Why, oh why, do they never listen? I've been warning the Democrats since 2005 (not that I'm anybody special) that an individual mandate without meaningful out-of-pockets limits would be a hardship for working Americans -- and that eventually Republicans would figure out how to call it a tax hike and run against it.
Now Politico writes:
... Questions about tax increases are part of an emerging Republican line of attack. Senate Republican leader Mitch McConnell on Sunday said "... We don't think it's a good idea to raise taxes on small businesses and on individuals in the heart of a recession."
Democrats: They have ears, Lord, but they hear not. It was especially disappointing to see the President defend himself from these charges by claiming they're not new taxes ...
Obama's New Taxes
... when they are. It's bad enough that the Baucus bill says "the consequence for not maintaining insurance would be an excise tax" and the House bill requires a "tax on individuals without acceptable health care coverage." I could defend these provisions if there were a strong public option and other cost containment measures. That might make this mandated insurance affordable to middle-class Americans.
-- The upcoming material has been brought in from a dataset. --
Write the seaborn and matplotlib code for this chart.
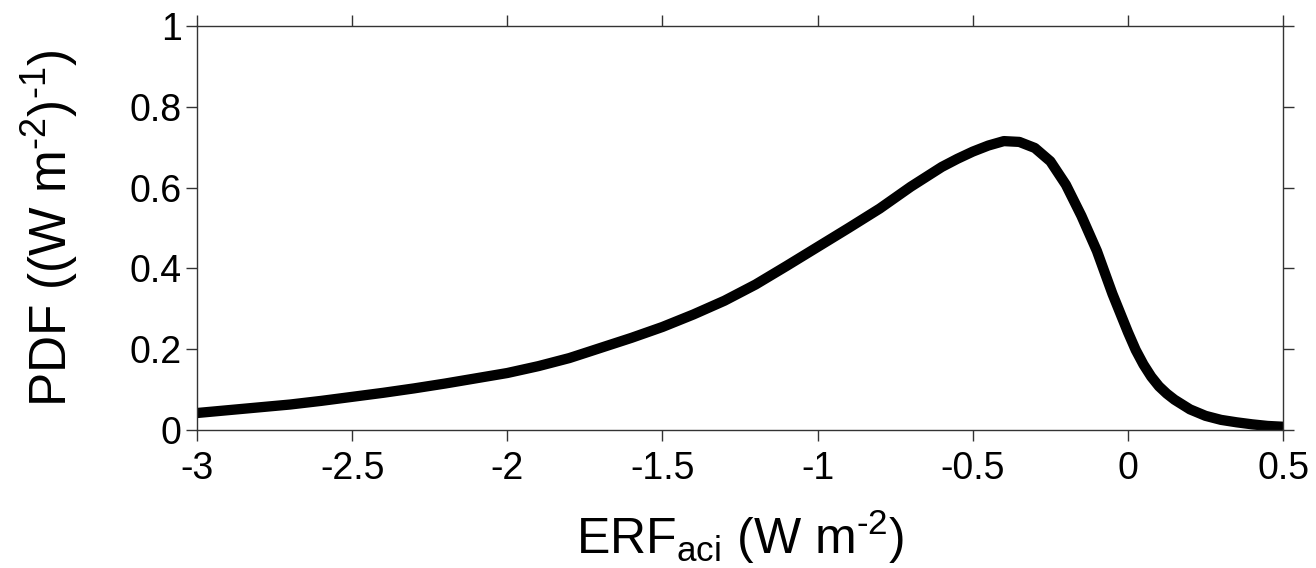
import matplotlib
matplotlib.use("Agg")
import matplotlib.pyplot as plt
import seaborn as sns
import pandas as pd

# ---- data ----
erf_aci = [-3.0, -2.9, -2.8, -2.7, -2.6, -2.5, -2.4, -2.3, -2.2, -2.1,
           -2.0, -1.9, -1.8, -1.7, -1.6, -1.5, -1.4, -1.3, -1.2, -1.1,
           -1.0, -0.9, -0.8, -0.7, -0.6, -0.55, -0.5, -0.45, -0.4, -0.35,
           -0.3, -0.25, -0.2, -0.15, -0.1, -0.05, 0.0, 0.025, 0.05, 0.075,
           0.1, 0.125, 0.15, 0.2, 0.25, 0.3, 0.35, 0.4, 0.45, 0.5]
pdf_vals = [0.042, 0.049, 0.056, 0.063, 0.072, 0.082, 0.092, 0.103, 0.115, 0.128,
            0.141, 0.158, 0.178, 0.203, 0.228, 0.255, 0.286, 0.320, 0.360, 0.406,
            0.453, 0.500, 0.548, 0.602, 0.651, 0.671, 0.689, 0.704, 0.715, 0.713,
            0.698, 0.665, 0.607, 0.530, 0.443, 0.337, 0.242, 0.198, 0.162, 0.132,
            0.108, 0.090, 0.075, 0.051, 0.035, 0.025, 0.019, 0.014, 0.010, 0.008]

x_ticks = [-3, -2.5, -2, -1.5, -1, -0.5, 0, 0.5]
x_tick_labels = ["-3", "-2.5", "-2", "-1.5", "-1", "-0.5", "0", "0.5"]
y_ticks = [0, 0.2, 0.4, 0.6, 0.8, 1]
y_tick_labels = ["0", "0.2", "0.4", "0.6", "0.8", "1"]

x_label = r"ERF$_{\mathrm{aci}}$ (W m$^{\text{-2}}$)"
y_label = r"PDF ((W m$^{\text{-2}}$)$^{\text{-1}}$)"

df = pd.DataFrame({"erf": erf_aci, "pdf": pdf_vals})

# ---- style ----
sns.set_theme(style="ticks")
plt.rcParams["font.family"] = ["Liberation Sans", "DejaVu Sans"]
plt.rcParams["mathtext.fontset"] = "custom"
plt.rcParams["mathtext.rm"] = "Liberation Sans"
plt.rcParams["mathtext.it"] = "Liberation Sans"
plt.rcParams["mathtext.bf"] = "Liberation Sans:bold"
plt.rcParams["axes.unicode_minus"] = False

fig = plt.figure(figsize=(13.16, 5.68), dpi=100)
ax = fig.add_axes([0.1497, 0.243, 0.8253, 0.7113])

sns.lineplot(data=df, x="erf", y="pdf", color="black", linewidth=7.4,
             ax=ax, sort=False)
for ln in ax.get_lines():
    ln.set_solid_capstyle("butt")
    ln.set_solid_joinstyle("round")

ax.set_xlim(-3, 0.5)
ax.set_ylim(0, 1)
ax.set_xticks(x_ticks)
ax.set_xticklabels(x_tick_labels)
ax.set_yticks(y_ticks)
ax.set_yticklabels(y_tick_labels)

spine_col = "#333333"
for s in ax.spines.values():
    s.set_visible(True)
    s.set_color(spine_col)
    s.set_linewidth(1.0)

ax.tick_params(axis="both", which="major", direction="out", length=8,
               width=1.0, color=spine_col, labelsize=27, labelcolor="black",
               top=True, right=True)
ax.tick_params(axis="x", pad=7)
ax.tick_params(axis="y", pad=3)
ax.grid(False)

ax.set_xlabel(x_label, fontsize=36, labelpad=15, color="black")
ax.set_ylabel(y_label, fontsize=37, labelpad=36, color="black")

fig.savefig("out.png", dpi=100)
But those things aren't there.
Now PresidentSenator Olympia Snowe is reiterating the position that 13% of income is an acceptable maximum out-of-pocket cost for health premiums. That is financially devastating for families at 400%-700% of the Federal Poverty Level (and many at higher levels). Since the President has ceded extraordinary power to her (as Robert Reich explains), this is likely to become law if she so chooses. It's a windfall to the insurers and a body blow to working Americans (what should they sacrifice? That savings account for their kids' college education?)
The President also spoke up in favor of the tax on "Cadillac benefits," which is becoming his other new tax. This idea might have some merit if a) it prevented insurers from passing on these new taxes to their customers and b) the tax was actually based on the benefits being offered. If most Americans pay deductibles and copays, the portion of a deluxe plan that covers 100% of these out-of-pocket costs might legitimately be considered taxable income. (Although even then union plans should be excluded, since many workers gave up wages for their benefits.)
But this new Democratic tax is based on plan cost, not benefit design. So plans with lots of older, costlier Americans will be more highly taxed than others. That means it will hurt aging workers financially while encouraging businesses to discriminate against them in hiring. It's also indexed to general inflation, which rises much more slowly than healthcare costs. That means more and more plans will be taxed every year. As the law is currently designed, those costs are likely to go straight back to the consumer.
Let's not pretend Democratic health reform doesn't include new taxes -- and mandated fee payments to highly profitable private companies. If their bill passes in this form they'll pay a heavy political price for it. And they'll deserve it.
We're Not Swiss
While we're at it, let's stop defending this proposal by using Switzerland as an example, as Paul Krugman and a number of others do. We're not Switzerland. First or all, Switzerland is a wealthier country: OECD figures show that the median household income there in 2007 was $60,288, versus $50,233 in this country. Despite their greater prosperity, roughly one-third of its citizens receive government assistance paying premiums. (Granted, they don't have an employer health insurance system and we do - but that system is eroding quickly.)
All insurance companies in Switzerland are non-profit. What's more, the Swiss system includes rigorous price controls that would never pass ideological muster in the US. And to top that off, the Swiss system includes strong managed care components that Americans would find unacceptable. The Swiss can't "choose their own doctor," to use the President's catchphrase.
Needless to say, the Swiss pay much less in healthcare costs than we do, and their costs are rising much more slowly. But our leaders don't intend to do things the Swiss way. You can't impose a Swiss-style mandate on a system that is more expensive, has less control, and is profit-based.
Sen. Snowe (sorry about that "President" crack - "Czar" might be more appropriate) is bringing up triggers again, reportedly with the help of Rahm Emanuel. So, apparently to woo her, the President is opening the door to the idea that a public option would be "triggered" in states where "affordable" healthcare isn't available through the private market.
This is very bad, in two ways: First, it's a state-by-state solution, not a national one. A state-specific public option will be costlier to maintain and run. That means it will cost the rest of us more money. Secondly, what's Sen. Snowe's definition of "affordable"?
Thirteen percent of income!
They have ears, Lord, but they hear not. Fortunately for our sanity, we have the satirical (also politically incorrect and pretty foul-mouthed - but funny) blogger Bobblespeak. Bobble posted this "tweet" yesterday: "Reverse trigger: public option is created, to be taken away from the people if the insurance industry completely fix US health care by 2012."
Now that makes sense! But wait ... a public option is optional by definition. If the insurance industry fixes US health care, nobody will join the public plan. That means that it will die (or "sunset," as lawmakers like to say.) That's a good enough "reverse trigger" for me.
It should be good enough for Olympia Snowe, too.